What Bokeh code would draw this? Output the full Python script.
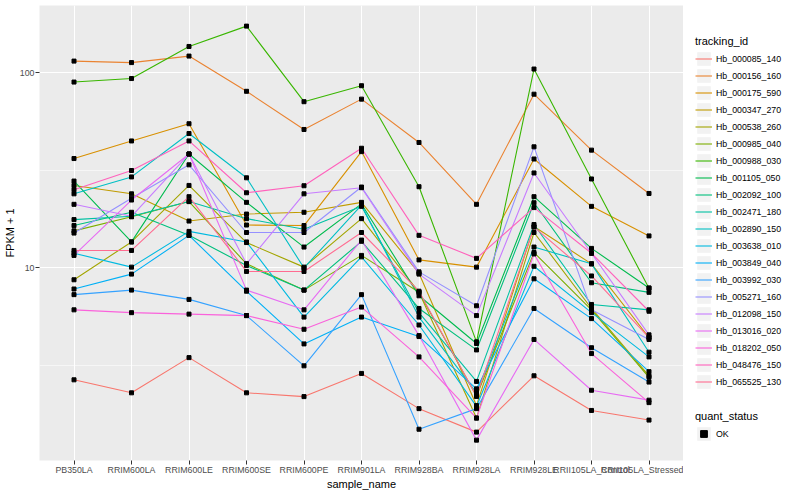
from bokeh.plotting import figure
from bokeh.layouts import row
from bokeh.models import (FactorRange, Range1d, FixedTicker, NumeralTickFormatter,
                          Legend, LegendItem, ColumnDataSource)
from bokeh.embed import file_html
from bokeh.resources import INLINE

samples = ["PB350LA", "RRIM600LA", "RRIM600LE", "RRIM600SE", "RRIM600PE",
           "RRIM901LA", "RRIM928BA", "RRIM928LA", "RRIM928LE",
           "RRII105LA_Control", "RRII105LA_Stressed"]

tracking_ids = ["Hb_000085_140", "Hb_000156_160", "Hb_000175_590", "Hb_000347_270",
                "Hb_000538_260", "Hb_000985_040", "Hb_000988_030", "Hb_001105_050",
                "Hb_002092_100", "Hb_002471_180", "Hb_002890_150", "Hb_003638_010",
                "Hb_003849_040", "Hb_003992_030", "Hb_005271_160", "Hb_012098_150",
                "Hb_013016_020", "Hb_018202_050", "Hb_048476_150", "Hb_065525_130"]

colors = ["#F8766D", "#EA8331", "#D89000", "#C09B00", "#A3A500", "#7CAE00", "#39B600",
          "#00BB4E", "#00BF7D", "#00C1A3", "#00BFC4", "#00BAE0", "#00B0F6", "#35A2FF",
          "#9590FF", "#C77CFF", "#E76BF3", "#FA62DB", "#FF62BC", "#FF6C91"]

hb_000085_140 = [2.67, 2.29, 3.47, 2.29, 2.19, 2.88, 1.90, 1.44, 2.80, 1.86, 1.66]
hb_000156_160 = [115, 113, 122, 80.5, 51.3, 73.4, 44.0, 21.2, 77.8, 40.2, 24.1]
hb_000175_590 = [36.4, 44.8, 54.9, 16.6, 16.5, 39.5, 11.0, 10.1, 36.2, 20.7, 14.6]
hb_000347_270 = [26.5, 24.0, 17.4, 18.9, 19.3, 21.7, 9.4, 1.97, 16.3, 10.5, 4.4]
hb_000538_260 = [8.7, 13.6, 26.5, 13.5, 10.1, 17.9, 7.5, 1.7, 15.2, 6.2, 2.8]
hb_000985_040 = [15.5, 18.3, 21.9, 10.5, 7.7, 11.6, 7.5, 2.2, 12.0, 6.1, 2.75]
hb_000988_030 = [89.8, 93.6, 136.7, 173.8, 71.2, 86.0, 26.1, 4.18, 104.7, 28.6, 7.87]
hb_001105_050 = [27.9, 13.6, 38.4, 21.7, 12.8, 21.3, 7.2, 4.1, 23.2, 12.6, 7.9]
hb_002092_100 = [16.5, 19.3, 14.7, 10.3, 7.7, 13.7, 6.2, 3.8, 21.6, 8.4, 7.5]
hb_002471_180 = [17.7, 18.4, 21.9, 17.9, 15.8, 20.7, 5.9, 2.62, 16.7, 6.5, 6.1]
hb_002890_150 = [24.0, 29.3, 48.9, 29.0, 10.0, 21.0, 5.6, 2.29, 12.8, 10.5, 3.7]
hb_003638_010 = [11.9, 10.1, 15.4, 13.6, 5.6, 11.4, 5.1, 1.95, 10.2, 5.9, 3.5]
hb_003849_040 = [7.8, 9.3, 14.7, 7.6, 4.08, 5.6, 4.45, 2.4, 8.8, 5.5, 2.94]
hb_003992_030 = [7.3, 7.7, 6.9, 5.7, 3.15, 7.3, 1.49, 1.9, 6.2, 3.9, 2.6]
hb_005271_160 = [15.1, 22.8, 33.8, 15.2, 15.2, 26.0, 9.55, 6.4, 41.8, 6.1, 4.3]
hb_012098_150 = [21.2, 18.4, 38.4, 10.5, 24.0, 25.8, 9.3, 5.7, 30.7, 11.9, 4.54]
hb_013016_020 = [11.6, 22.3, 38.4, 7.7, 6.1, 13.9, 4.5, 1.31, 4.3, 2.36, 2.1]
hb_018202_050 = [6.1, 5.9, 5.8, 5.7, 4.85, 6.3, 3.5, 1.7, 11.8, 3.64, 2.04]
hb_048476_150 = [25.2, 31.6, 44.8, 24.3, 26.4, 41.1, 14.7, 11.2, 20.4, 11.9, 6.0]
hb_065525_130 = [12.3, 12.3, 23.2, 9.6, 9.6, 15.2, 7.6, 2.2, 16.2, 9.1, 4.4]

series = [hb_000085_140, hb_000156_160, hb_000175_590, hb_000347_270, hb_000538_260,
          hb_000985_040, hb_000988_030, hb_001105_050, hb_002092_100, hb_002471_180,
          hb_002890_150, hb_003638_010, hb_003849_040, hb_003992_030, hb_005271_160,
          hb_012098_150, hb_013016_020, hb_018202_050, hb_048476_150, hb_065525_130]

quant_status = "OK"

FONT = "Liberation Sans"
FW = 644
H = 492
LW = 108
NAN = float("nan")

p = figure(x_range=FactorRange(factors=samples, range_padding=0.2 / 11),
           y_axis_type="log", y_range=Range1d(1.03, 221.7),
           frame_width=FW, height=H,
           min_border_top=5, min_border_bottom=0, min_border_left=0, min_border_right=0,
           output_backend="svg", toolbar_location=None,
           x_axis_label="sample_name", y_axis_label="FPKM + 1")

p.background_fill_color = "#EBEBEB"
p.border_fill_color = "white"
p.outline_line_color = None

yt = FixedTicker(ticks=[10, 100], minor_ticks=[3.1623, 31.623])
p.yaxis.ticker = yt
p.ygrid.ticker = yt
p.yaxis.formatter = NumeralTickFormatter(format="0")

for g in (p.xgrid, p.ygrid):
    g.grid_line_color = "white"
    g.grid_line_width = 1.1
p.ygrid.minor_grid_line_color = "white"
p.ygrid.minor_grid_line_width = 0.55

for ax in (p.xaxis, p.yaxis):
    ax.axis_line_color = None
    ax.major_tick_line_color = "#333333"
    ax.major_tick_in = 0
    ax.major_tick_out = 4
    ax.minor_tick_line_color = None
    ax.major_label_text_font = FONT
    ax.major_label_text_font_size = "8.8px"
    ax.major_label_text_color = "#4D4D4D"
    ax.major_label_standoff = 1
    ax.axis_label_text_font = FONT
    ax.axis_label_text_font_size = "11px"
    ax.axis_label_text_font_style = "normal"
    ax.axis_label_text_color = "black"
    ax.axis_label_standoff = 1
p.xaxis.major_label_standoff = 0
p.xaxis.axis_label_standoff = 0

for ys, c in zip(series, colors):
    p.line(x=samples, y=ys, line_color=c, line_width=1.1)

for ys in series:
    src = ColumnDataSource(dict(x=samples, y=ys, status=[quant_status] * len(ys)))
    p.scatter(x="x", y="y", source=src, marker="square", size=4,
              fill_color="black", line_color="black")

# ---- legend panel (separate canvas to the right of the plot) ----
lf = figure(width=LW, height=H, x_range=(0, 1), y_range=(0, 1),
            x_axis_location=None, y_axis_location=None,
            min_border=0, output_backend="svg", toolbar_location=None)
lf.grid.visible = False
lf.outline_line_color = None
lf.background_fill_color = "white"

# legend-only glyphs: a single NaN row so that nothing shows on the canvas
bg = lf.quad(left=[NAN], right=[NAN], top=[NAN], bottom=[NAN],
             fill_color="#F2F2F2", line_color=None)
key_lines = [lf.line(x=[NAN, NAN], y=[NAN, NAN], line_color=c, line_width=1.1) for c in colors]
key_pt = lf.scatter(x=[NAN], y=[NAN], marker="square", size=4,
                    fill_color="black", line_color="black")

items = [LegendItem(label=tid, renderers=[bg, r]) for tid, r in zip(tracking_ids, key_lines)]
leg1 = Legend(items=items, title="tracking_id", location=(12, 70))
leg2 = Legend(items=[LegendItem(label=quant_status, renderers=[bg, key_pt])],
              title="quant_status", location=(12, 18))
for lg in (leg1, leg2):
    lg.padding = 0
    lg.margin = 0
    lg.spacing = 0
    lg.glyph_width = 17
    lg.glyph_height = 17
    lg.label_height = 17
    lg.label_standoff = 4
    lg.title_standoff = 3
    lg.label_text_font = FONT
    lg.label_text_font_size = "8.8px"
    lg.label_text_color = "black"
    lg.title_text_font = FONT
    lg.title_text_font_size = "11px"
    lg.title_text_font_style = "normal"
    lg.title_text_color = "black"
    lg.border_line_color = None
    lg.background_fill_alpha = 0
    lf.add_layout(lg, "center")

layout = row(p, lf, spacing=0)
open("out.html", "w").write(file_html(layout, INLINE))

* _Problem description_
Please repeat exactly the data above from its first line to the line that contains "from bokeh.resources import INLINE", inclusive, and leave every picture out.

* _Answer to the exercise_
What Bokeh code would draw this? Output the full Python script.
from bokeh.plotting import figure
from bokeh.layouts import row
from bokeh.models import (FactorRange, Range1d, FixedTicker, NumeralTickFormatter,
                          Legend, LegendItem, ColumnDataSource)
from bokeh.embed import file_html
from bokeh.resources import INLINE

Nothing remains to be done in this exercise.